WRITTEN PROBLEM
Tally the lines holding the word "page" and state the count by itself.

DATASET EXCERPT

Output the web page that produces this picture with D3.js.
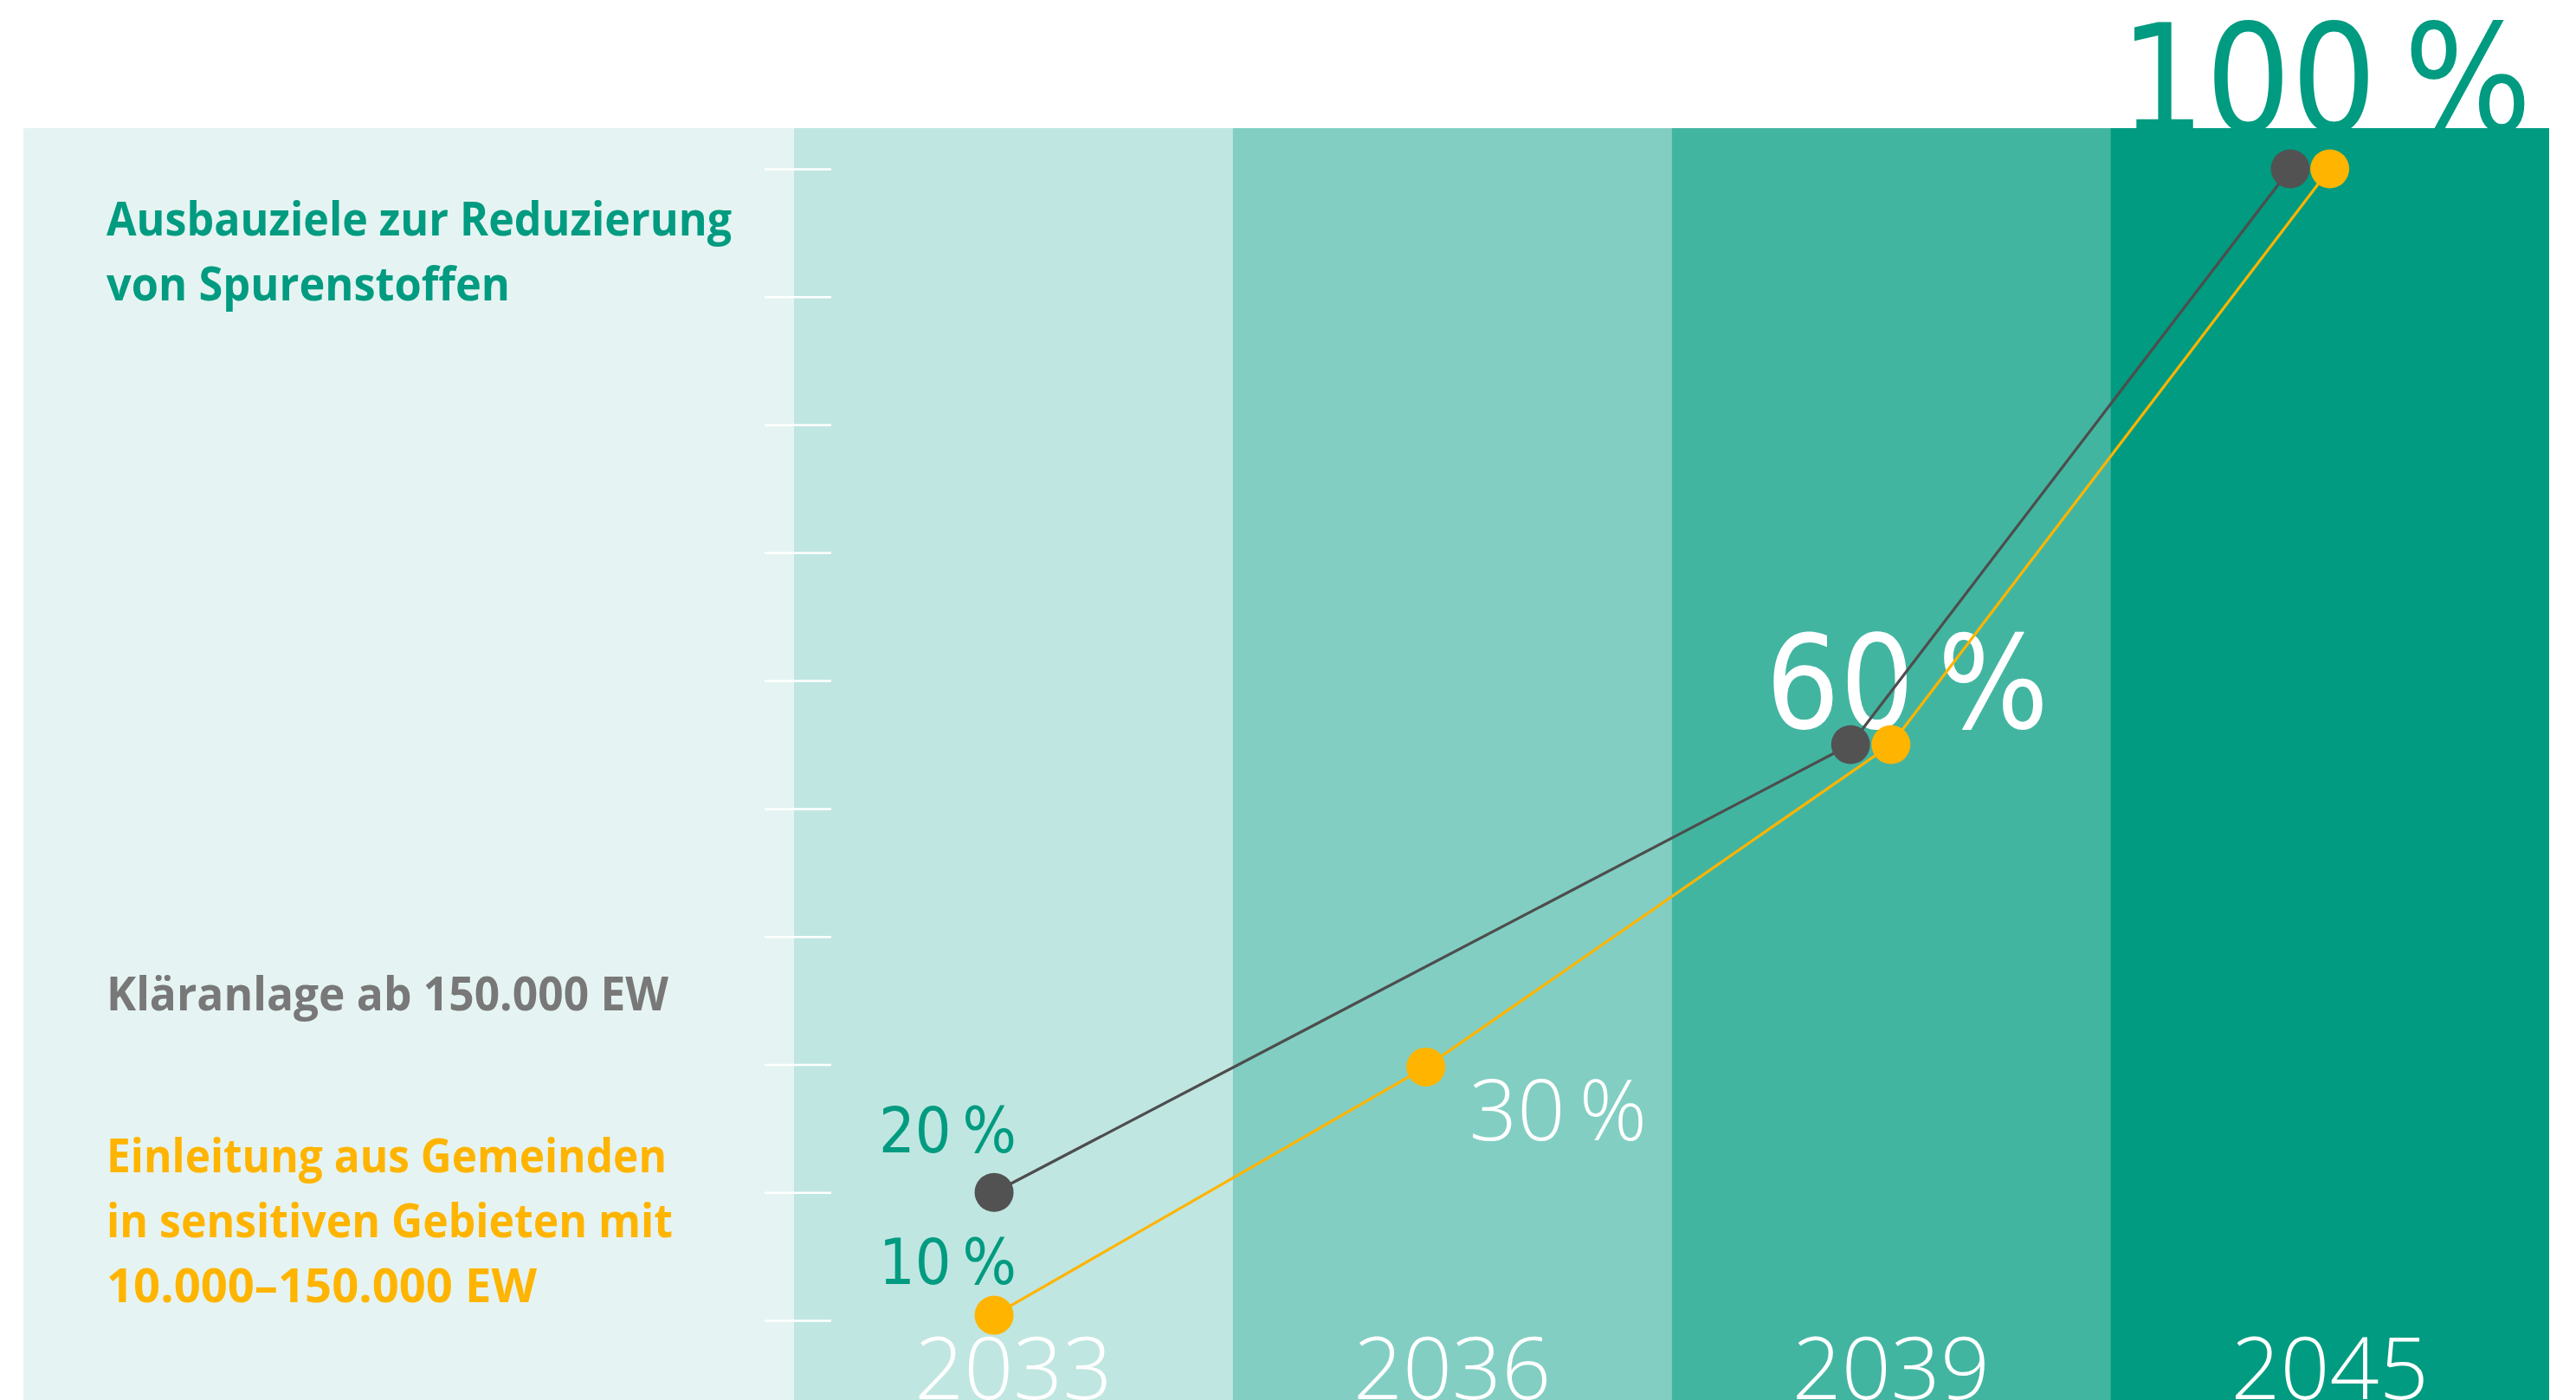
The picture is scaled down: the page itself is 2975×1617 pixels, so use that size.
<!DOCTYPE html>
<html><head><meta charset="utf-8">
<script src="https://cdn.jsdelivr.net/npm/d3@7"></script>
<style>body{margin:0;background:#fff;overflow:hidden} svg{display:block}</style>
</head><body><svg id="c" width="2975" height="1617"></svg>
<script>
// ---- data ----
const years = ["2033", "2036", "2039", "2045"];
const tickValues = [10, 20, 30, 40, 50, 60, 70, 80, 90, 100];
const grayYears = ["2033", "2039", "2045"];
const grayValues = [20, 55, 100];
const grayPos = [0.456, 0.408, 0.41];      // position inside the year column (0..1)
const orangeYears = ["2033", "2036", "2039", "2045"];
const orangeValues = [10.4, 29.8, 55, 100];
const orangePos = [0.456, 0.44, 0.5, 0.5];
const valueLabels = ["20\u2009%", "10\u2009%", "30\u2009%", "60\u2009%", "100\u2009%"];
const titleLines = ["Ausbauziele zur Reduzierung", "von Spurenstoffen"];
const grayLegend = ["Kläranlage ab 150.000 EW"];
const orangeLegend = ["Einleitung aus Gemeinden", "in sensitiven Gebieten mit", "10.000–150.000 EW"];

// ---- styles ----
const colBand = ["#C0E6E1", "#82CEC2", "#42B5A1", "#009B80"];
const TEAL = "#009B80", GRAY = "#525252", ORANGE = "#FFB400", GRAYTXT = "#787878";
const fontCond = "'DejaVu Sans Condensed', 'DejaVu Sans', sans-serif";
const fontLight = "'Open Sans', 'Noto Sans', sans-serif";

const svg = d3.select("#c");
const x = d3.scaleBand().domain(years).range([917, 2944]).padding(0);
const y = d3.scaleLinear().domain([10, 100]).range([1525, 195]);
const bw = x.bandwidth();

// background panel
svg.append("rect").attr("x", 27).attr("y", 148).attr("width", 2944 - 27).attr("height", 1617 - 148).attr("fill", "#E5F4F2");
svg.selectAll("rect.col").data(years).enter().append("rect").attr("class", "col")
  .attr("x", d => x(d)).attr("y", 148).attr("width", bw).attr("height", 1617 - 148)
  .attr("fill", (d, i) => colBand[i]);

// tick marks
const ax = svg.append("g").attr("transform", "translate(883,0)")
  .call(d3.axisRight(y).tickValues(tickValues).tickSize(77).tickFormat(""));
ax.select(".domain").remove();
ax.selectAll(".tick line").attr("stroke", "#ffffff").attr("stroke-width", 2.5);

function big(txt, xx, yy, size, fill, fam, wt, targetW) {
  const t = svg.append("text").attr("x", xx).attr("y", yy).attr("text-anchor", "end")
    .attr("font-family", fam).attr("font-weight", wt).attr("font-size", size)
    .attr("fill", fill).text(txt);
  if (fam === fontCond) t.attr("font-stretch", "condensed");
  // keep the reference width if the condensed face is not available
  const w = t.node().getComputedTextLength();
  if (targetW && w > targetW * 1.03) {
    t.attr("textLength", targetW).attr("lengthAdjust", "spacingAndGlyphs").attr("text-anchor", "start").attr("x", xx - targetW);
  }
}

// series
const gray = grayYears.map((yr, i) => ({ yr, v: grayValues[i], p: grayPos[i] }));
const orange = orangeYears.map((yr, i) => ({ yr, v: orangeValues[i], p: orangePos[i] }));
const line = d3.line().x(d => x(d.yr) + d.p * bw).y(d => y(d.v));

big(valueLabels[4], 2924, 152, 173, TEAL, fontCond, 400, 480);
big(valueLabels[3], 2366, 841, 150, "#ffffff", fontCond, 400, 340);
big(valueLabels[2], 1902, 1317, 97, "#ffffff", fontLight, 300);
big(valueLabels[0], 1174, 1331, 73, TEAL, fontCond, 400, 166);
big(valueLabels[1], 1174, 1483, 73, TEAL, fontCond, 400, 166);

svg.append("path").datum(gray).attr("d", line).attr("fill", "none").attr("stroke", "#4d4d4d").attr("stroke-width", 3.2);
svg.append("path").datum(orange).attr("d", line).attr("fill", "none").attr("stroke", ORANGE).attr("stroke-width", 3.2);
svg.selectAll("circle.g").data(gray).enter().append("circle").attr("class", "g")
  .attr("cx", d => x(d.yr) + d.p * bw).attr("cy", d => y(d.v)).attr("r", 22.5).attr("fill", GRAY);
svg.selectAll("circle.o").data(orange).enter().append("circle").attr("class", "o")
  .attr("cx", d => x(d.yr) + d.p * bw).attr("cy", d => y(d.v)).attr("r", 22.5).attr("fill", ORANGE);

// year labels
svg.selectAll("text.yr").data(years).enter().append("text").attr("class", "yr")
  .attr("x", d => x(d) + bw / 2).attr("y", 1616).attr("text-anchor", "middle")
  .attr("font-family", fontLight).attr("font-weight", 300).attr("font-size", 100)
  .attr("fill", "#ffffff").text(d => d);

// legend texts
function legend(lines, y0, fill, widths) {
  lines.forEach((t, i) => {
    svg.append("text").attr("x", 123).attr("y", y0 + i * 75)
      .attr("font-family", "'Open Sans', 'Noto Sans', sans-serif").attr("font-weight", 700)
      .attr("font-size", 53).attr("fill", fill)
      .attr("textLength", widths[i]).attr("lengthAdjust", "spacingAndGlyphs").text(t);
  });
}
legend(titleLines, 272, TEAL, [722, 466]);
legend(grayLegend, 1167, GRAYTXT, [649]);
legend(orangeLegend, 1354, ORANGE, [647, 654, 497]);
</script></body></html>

WRITTEN ANSWER
2